An application goes through the following processing stages (simplified model).
The speech recognition front-end translates the utterance to human-readable text. Additionally some speech recognition packages can output several interpretations together with an estimate for how accurate the interpretation is in the form of some number. These other interpretations can be used for e.g. error handling.
The pre-processing preforms a few minor adaptations of the user query to suit the Ergo engine.
The Ergo module contains the language-specific grammar, the application-specific domain model and the logic for resolving natural language phrases.
Post-processing takes care of the output from Ergo and performs any disambiguation and handles any errors.

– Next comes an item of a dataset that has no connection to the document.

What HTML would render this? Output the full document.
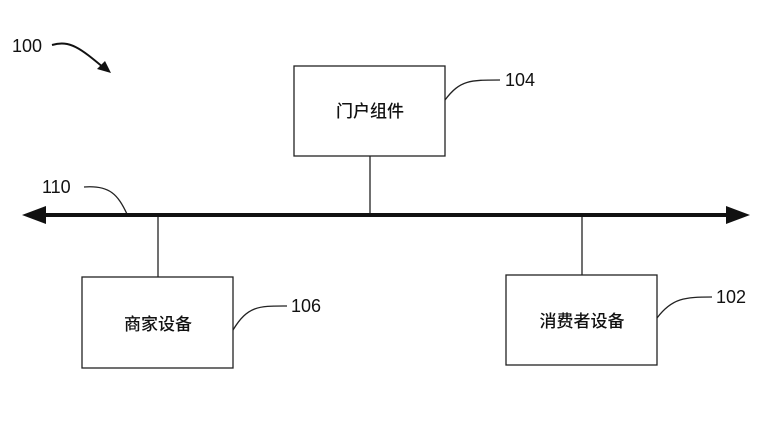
<!DOCTYPE html>
<html><head><meta charset="utf-8"><style>
html,body{margin:0;padding:0;background:#fff;}
svg{display:block;}
text{font-family:"Liberation Sans",sans-serif;fill:#111;}
.c{font-family:"Liberation Sans","Noto Sans CJK SC",sans-serif;font-size:17px;font-weight:500;}
</style></head><body>
<svg width="774" height="426" viewBox="0 0 774 426">
<g stroke="#222" fill="none" stroke-width="1.3">
<rect x="294" y="66" width="151" height="90"/>
<rect x="82" y="277" width="151" height="91"/>
<rect x="506" y="275" width="151" height="90"/>
<line x1="370" y1="156" x2="370" y2="215"/>
<line x1="158" y1="215" x2="158" y2="277"/>
<line x1="582" y1="215" x2="582" y2="275"/>
<path d="M84,187 C110,185 118,195 127,214"/>
<path d="M445,100 C460,80 470,80 500,80"/>
<path d="M233,330 C248,305 260,306 287,306"/>
<path d="M657,318 C672,298 685,297 712,297"/>
</g>
<line x1="40" y1="215" x2="730" y2="215" stroke="#111" stroke-width="4"/>
<polygon points="22,215 46,206 46,224" fill="#111"/>
<polygon points="750,215 726,206 726,224" fill="#111"/>
<path d="M52,45 C70,40 80,48 104,68" stroke="#111" stroke-width="2" fill="none"/>
<polygon points="111,73 97,69 105,61" fill="#111"/>
<text x="12" y="52" font-size="18">100</text>
<text x="42" y="193" font-size="18">110</text>
<text x="505" y="86" font-size="18">104</text>
<text x="291" y="312" font-size="18">106</text>
<text x="716" y="303" font-size="18">102</text>
<text class="c" x="370" y="117" text-anchor="middle">门户组件</text>
<text class="c" x="158" y="330" text-anchor="middle">商家设备</text>
<text class="c" x="582" y="327" text-anchor="middle">消费者设备</text>
</svg>
</body></html>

The user interface and application logic usually resides in the host software program and contains code for making use of the output from Ergo and presenting the result to the user.
More information about the pre- and post-processing can be found here!
As an illustration of the components in a typical application we use the Personal Dj on Android.
In this particular case the audio files are stored in a file system.
The Extractor searches the file system for audio files, reads the metadata in all audio files and stores this in a database, together with the url for each file. Source code for the extractor is found here! [DTAndroidExtractor.java]
SQL Rework and is involves any changes to the SQL queries which are output from the Ergo Engine to take care of any specifics of the particular database. As an illustration the source code for SQL Rewrite for SQLite on Android is found here! [Ergo.java]
Pre-processing involves rewriting the query before it is passed to the Engine module. Things which need to be modified include replacing single quotes (‘) with double quotes (‘’), underscore (_) with space ( ) as well as replacing some expressions like sixties with between 1959 and 1970, etc. An illustration of this is found here! [Ergo.java]
Post-processing takes care of the output from the database, including any error messages and passes these on to the Graphical User Interface and Application Logic. An example of Post-processing source code is found here! [TBD]
The Database with Music Metadata is used in the Personal Dj because audio files in this particular case are not stored in a database but in a file system. With the help of the Extractor the metadata is extracted from the audio files and stored in the database. Metadata is used for selecting songs to listen to.
The query Play reggae songs with Bob Marley from the eighties results in the SQL query
SELECT DISTINCT X1.FILE, X1.TITLE, X5.GENRE, X4.ARTIST, X3.RELEASEDATE, X2.RELEASEDATE
FROM VOLVO.MUSIC X1, VOLVO.MUSIC X2, VOLVO.MUSIC.X3, VOLVO.MUSIC. X4, VOLVO.MUSIC X5
WHERE X1.TITLE= X2.TITLE AND X1.TITLE= X3.TITLE AND X1.TITLE= X4.TITLE AND X1.TITLE= A5 TITLE AND X5.GENRE=’reggae’ AND X4.ARTIST=’Bob Marley’ AND DATE(X3.RELEASEDATE) > ‘1979-12-31’ AND DATE(X2.RELEASEDATE) <’1990-1-1’
The corresponding links are subsequently sent to the media player for playback.
The function of the Graphical User Interface and Application Logic depends on the application. In the Personal Dj by DialogueTech users can control a media player with free-format voice commands. The source code is found here! [TBD]
The Speech Recognition is a commercial speech recognition package, e.g. like the SpeechRecognizer class in Android.
The Ergo Module
The Ergo Module performs the syntactic and semantic analysis and compiles the SQL command corresponding to the user’s question or command.
Language-specific Grammar contains the linguistic rules for the language used in the application (e.g. English). It can be thought of as an ordinary university grammar book written in a special format. It is generic to the language and does nor depend on the specific application.
Language Analysis Engine contains the core logic to analyze the users query and translate that to e.g. a SQL command.
Application-specific Domain Model contains the binary entity relationship model used to describe the domain the application should cover (sometimes referred to as Universe of Discours, or UoD). This model defines the concepts the application should be aware of and how they relate to each other. In the example We gave the monkeys bananas because they were over-ripe and We gave the monkeys bananas because they were hungry the adjective over-ripe is connected to the bananas and the adjective hungry is connected to the monkeys.